Durant le confinement, les visioconférences à domicile étaient de vigueur, ce qui apportait une dimension conviviale et intimiste contrastant avec les cadres habituels plus formels. Les médias sociaux brisent la glace entre citoyens et sphère politique. Des communautés Discord auraient fortement contribué à l’élection de Donald Trump aux Etats-Unis. Les hashtags permettent également de lancer des mouvements sociaux à portée politico-judiciaire comme ce fut le cas pour #balancetonporc, #metoo, ou pour l’affaire Mila. Les scandales éclatent plus facilement et font couler plus d’encre, comme l’affaire Matzneff ou encore Epstein. Les réseaux sociaux agissent comme un haut-parleur lorsque l’opinion abonde dans un même sens. Ils ont joué un rôle important dans le lancement du mouvement des Gilets Jaunes en novembre 2018, ont facilité l’organisation des manifestations et montré les actions militantes sous d’autres angles que les médias télévisuels. Comme nous évoquions précédemment, les mèmes sont des nouveaux modes d’expression intéressants pour véhiculer des idées, et qui peuvent avoir un impact important sur les opinions. Toutes ces raisons peuvent laisser penser que les médias sociaux contribuent largement à la participation politique, et que leur effet est globalement positif sur la démocratie.

Toutefois, certains auteurs tels que Mozorov (2011) avancent que les technologies numériques ne participent pas à démocratiser le monde, mais qu’au contraire, qu’elles aident les régimes politiques autoritaires à contrôler l’opposition et brider les citoyens. De ce point vue, Nicholas Carr (2010) quant à lui suggère qu’elles atrophient la pensée et la mémoire, affaiblissant ainsi les bases même de la civilisation. Les médias sociaux collectivisent les opinions et n’échappent pas aux principes de la psychologie sociale, entre autre la tendance à la normalisation. Les likes et pouces bleus sont des signaux sociaux d’approbation qui encouragent ou non certains propos, et répondent d’un côté au besoin d’être validé par les autres, de l’autre au besoin de soutenir un propos pour lequel nous sommes d’accord. Ainsi, selon la force de conviction et le courage d’opinion de chacun, ces signaux sociaux influenceront ceux qui craignent le rejet. La surabondance de messages et de contenus peut générer des propos qui parasitent le débat public de par un manque de pertinence ou de responsabilité. Les « fake news » et sites parodiques sont autant de nuisances mettant en branle la réflexion politique éclairée des utilisateurs, ainsi que les montages et fausses citations, facilités par les logiciels de montage. Il devient de plus en plus compliqué de discerner le vrai du faux ; les médias sociaux alimentent une confusion généralisée.
Ils sont également un outil de radicalisation. Peter Dahlgren dans son article évoque le néologisme « solosphère » qui désigne la tendance à se regrouper entre semblables, et donc à se communautariser et s’isoler des autres, cet « entre soi » qui limite la confrontation d’idées. Cette tendance peut s’avérer clivante à l’échelle de la société, et attiser les tensions. D’ailleurs, les médias sociaux exercent une politique de censure plus ou moins restrictive selon les pays, lorsque les contenus sont jugés “racistes”, “xénophobes”, “homophobes”, “antisémites”, “sexistes”. Les victimes de cette censure, généralement issus de groupes identitaires et traditionalistes, dénoncent le « deux poids deux mesures » dans la liberté d’expression, lorsqu’il s’agit de s’opposer aux dérives progressistes et libertaires. Ce muselage peut aller jusqu’à la sanction pénale.
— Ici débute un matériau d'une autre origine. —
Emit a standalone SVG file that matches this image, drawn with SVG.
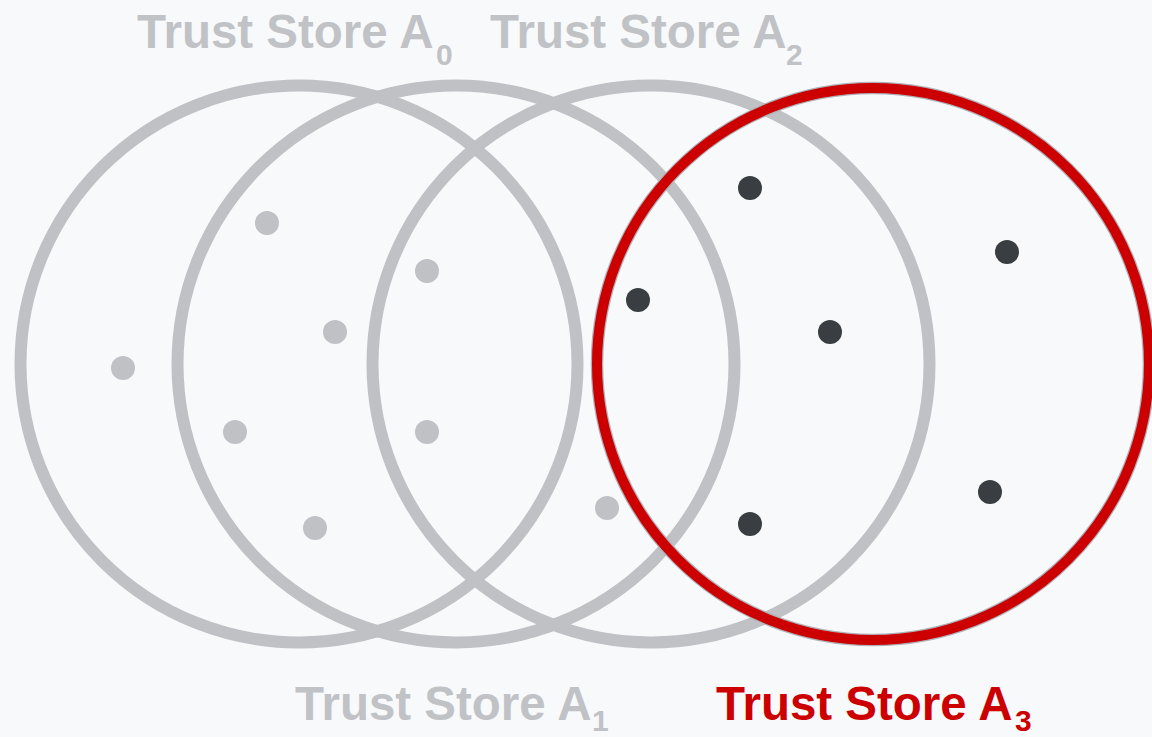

Une partie de l’opinion est volontairement invisibilisée pour motif d’assurer une forme de paix sociale respectueuse des minorités. Cela peut aussi être perçu comme une manière de contrôler l’opposition incarnée par les traditionalistes, conservateurs, patriotes, royalistes, identitaires, classés du côté de « l’extrême-droite ». L’extrême-gauche anarchiste représente également une opposition fortement hostile au gouvernement et à l’Etat. La censure et le bannissement des réseaux pour délit d’opinion sont-ils véritablement démocratiques ? Notons tout de même que, selon Mathew Hindman (2009), seulement 0,10% du trafic sur Internet est tourné vers les sites politiques, contre 10% vers les sites pornographiques. On peut facilement en conclure que la majorité ne se préoccupe pas vraiment des problèmes politiques et ainsi relativiser la contribution des médias sociaux à ce domaine.

Pour conclure, l’espace numérique offre davantage de moyens de participation à la sphère politique, mais en même temps, tend à uniformiser, sinon à radicaliser les communautés. En prime, il invisibilise certaines opinions jugées dérangeantes. Il canalise l’énergie revendicatrice et militante tout en l’excitant par sollicitation permanente et en attisant les tensions. Chaque opinion peut se trouver noyer dans la masse ; le charisme et la créativité permet alors de tirer son épingle du jeu et se faire entendre davantage.

Pour ma part, je pense que les médias sociaux sont devenus un outil majeur au service de la participation politique, libérateur de la parole pour ceux qui prennent la peine de s’y consacrer, mais qu’ils ne sont pas exempts de manipulation politique pour contrôler l’opposition. De plus, les « influenceurs » ne sont pas forcément les plus instruits. En tout cas, les recherches sur la question ne manquent pas pour tenter d’éclaircir cette question complexe dont les enjeux sont considérables sur l’avenir de la politique.